I’ve often pondered how to record and work with ambiguous dates in software. I typically have one of two reasons:
- Scheduling: an item that needs to be done next week or some time in February or a summer Saturday afternoon. The user can schedule it for Monday, or Feb. 1, then, at the end of every day it goes undone, reschedule it for the following qualifying day. This works, but the role software is to automate that sort of responsibility. If the user has to do something the computer could do just as well, the software is lacking.
- Dating pictures: You kids today and your fancy digital cameras with your fancy exif data and your geotagging. In my day, you had to write the date on the back of the photo. By hand! Like they did in the dark ages. Some pictures from this era have complete or partial dates. Some dates were obviously written decades later. Others you could probably guess and be accurate within about 5 years. In addition to storing a date, each part of the date (day, month, year) may have differing levels of accuracy, and it would be nice to be able to store its certainty with it.
I usually work with MySQL for my application’s data storage, so I’m going to assume that’s the tool we’re storing ambiguous dates in. It’s native Timestamp/Datetime format is YYYY-MM-DD hh:mm:ss. I usually store dates this way. In some contexts I might simplify my life by storing the Unix timestamp instead, but I like the dates to easily human-readable straight out of the database. Any ambiguous date storage system must consider all six pieces of information (year, month, day, hour, minute, second). An obvious table to store this sort of information might be:
create table ambiguous_dates(
id int unsigned not null auto-increment
primary key,
year int(4) unsigned,
month int(2) unsigned,
day int(2) unsigned,
hour int(2) unsigned,
minute int(2) unsigned,
second int(2) unsigned
);
Regarding the inclusion of all six pieces of information: while a system for cataloging decades-old pictures won’t have any use for the time of day portion, the idea here is to develop the most complex version I’m likely to need, then scale it back for individual projects if necessary.

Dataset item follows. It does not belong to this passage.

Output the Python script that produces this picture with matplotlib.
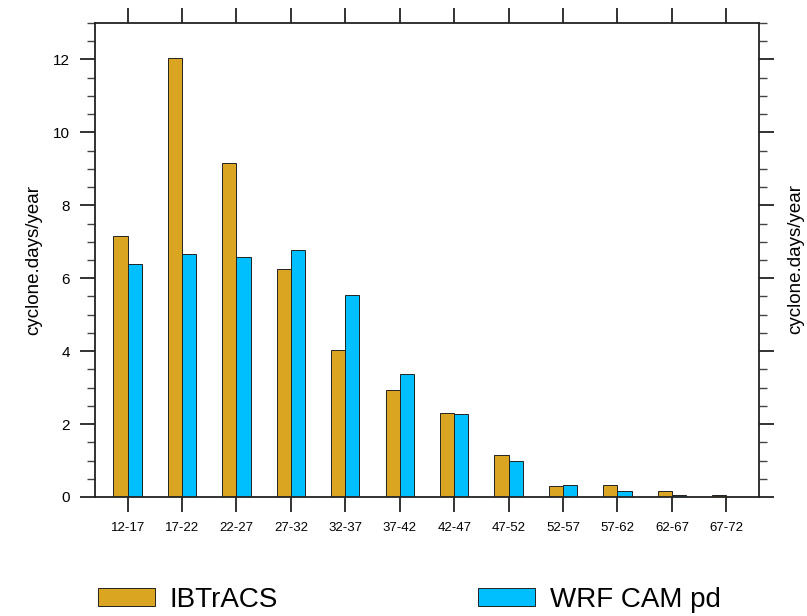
# -*- coding: utf-8 -*-
"""
Cyclone days per year by intensity bin: IBTrACS vs WRF CAM pd
"""

import numpy as np
from matplotlib import pyplot as plt
from matplotlib.ticker import MultipleLocator

# =============================================================================
# DATA
# =============================================================================
bins = ['12-17', '17-22', '22-27', '27-32', '32-37', '37-42',
        '42-47', '47-52', '52-57', '57-62', '62-67', '67-72']
ibtracs = [7.17, 12.05, 9.17, 6.24, 4.02, 2.94, 2.31, 1.16, 0.31, 0.34, 0.17, 0.06]
wrf_cam = [6.40, 6.67, 6.59, 6.78, 5.55, 3.38, 2.27, 0.98, 0.34, 0.16, 0.05, 0.01]
series_names = ['IBTrACS', 'WRF CAM pd']
ylabel = 'cyclone.days/year'

# =============================================================================
# PLOT
# =============================================================================
plt.rcParams['font.family'] = ['Liberation Sans', 'DejaVu Sans']

fig = plt.figure(figsize=(8.07, 6.16), dpi=100)
ax = fig.add_axes([0.1177, 0.1932, 0.8228, 0.7695])

x = np.arange(len(bins))
w = 0.26
b1 = ax.bar(x - w / 2, ibtracs, w, color='#DAA520', edgecolor='#222222', linewidth=0.7)
b2 = ax.bar(x + w / 2, wrf_cam, w, color='#00BFFF', edgecolor='#222222', linewidth=0.7)

ax.set_xlim(-0.6, len(bins) - 0.4)
ax.set_ylim(0, 13)
ax.set_xticks(x)
ax.set_xticklabels(bins, fontsize=9.5)
ax.yaxis.set_major_locator(MultipleLocator(2))
ax.yaxis.set_minor_locator(MultipleLocator(0.5))
ax.tick_params(axis='y', labelsize=11)

for sp in ax.spines.values():
    sp.set_linewidth(1.3)
    sp.set_color('#222222')

ax.tick_params(which='major', direction='out', length=10.5, width=1.3, color='#222222',
               top=True, right=True, labelright=False, labeltop=False, pad=7.5)
ax.tick_params(which='minor', direction='out', length=5.5, width=1.0, color='#444444',
               right=True, left=True)
ax.tick_params(axis='x', which='minor', bottom=False, top=False)

ax.set_ylabel(ylabel, fontsize=13.5, labelpad=8)
fig.text(0.9857, 0.58, ylabel, rotation=90, fontsize=13.5, ha='center', va='center')

fig.legend([b1, b2], series_names, ncol=2, loc='center left',
           bbox_to_anchor=(0.121, 0.026), frameon=False, fontsize=20,
           handlelength=2.05, handleheight=0.61, handletextpad=0.54,
           columnspacing=7.2, borderpad=0, borderaxespad=0)

fig.savefig('out.png', dpi=100)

I have three issues with this implementation:
- Day of the week. The only way to deal with hat is to add another column, but that introduces the possibility that parts of the date will conflict with one another (ie, the YYYY-MM-DD portion is given as 1962-03-23, which was a Friday, but the day_of_week column claims Wednesday.)
- Certainty of each field. This is especially important if the parts of the date can conflict with on another as in the example above. We could add another six fields for year_certainty, etc, but that feels heavy-handed to me; I suspect there’s a better way.
- According to this article, it just reinvents functionality already built in to MySQL.
create table ambiguous_dates(
id int unsigned not null auto-increment
primary key,
year int(4) unsigned,
month int(2) unsigned,
day int(2) unsigned,
day_of_week int(1) unsigned,
hour int(2) unsigned,
minute int(2) unsigned,
second int(2) unsigned
);
create table ambiguous_dates_certainty(
date_id int not null,
field varchar(11) not null default '',
certainty int(1) not null default 0,
);
This is closer to what I want, but it doesn’t join gracefully with the above table (you sure can join, but you’ll get up to seven rows of results for one date, which is awkward), so you risk having to run a second query, which is expensive in terms of processing time, and still gives you two sort of awkward sets of data. Additionally, I’m not sure I like just having an int for certainty. If it’s am multi-user application, one person’s seven may be another person’s three. Also, unless very explicitly programmed otherwise, some users may see 1 as very certain and others may think of 9 as the most certain. And even then, since when do users take the time to read the whole prompt when they think they have the gist of it?
We could add a text column indicating the source of each portion of the date so that we’d know whether it was from a reliable source or somebody’s best guess half a century after the picture was taken, but that also feels excessive to me. What would the corresponding interface for that look like? Is it fair to expect to enter each portion of the date separately, then add meta information about each portion? Especially when they’re likely to be (as in the example of the picture catalog) cataloging dozens or hundreds of ambiguous dates? Eventually, whether programmer or user, you have to accept that some data will always get lost to the sands of time, even if it means never knowing how old grandma was in that picture of her with her dogs.
A compromise might be to just have one column for notes in the ambiguous_dates table. If programming for my own use/enjoyment, I don’t think I’d take that compromise. My usual MO is to try to retain as much information as possible because once forgotten, it can’t be brought back, whereas if it’s retained needlessly, it’s easy to ignore.
I don’t think I’ve made any particularly good suggestions, but it is a starting point. I googled the topic and found very little written on it (but I did find this thread about another kind of ambiguous date), although I may not be using the best terminology. I’d be interested in hearing what the good people of the Internet have to say.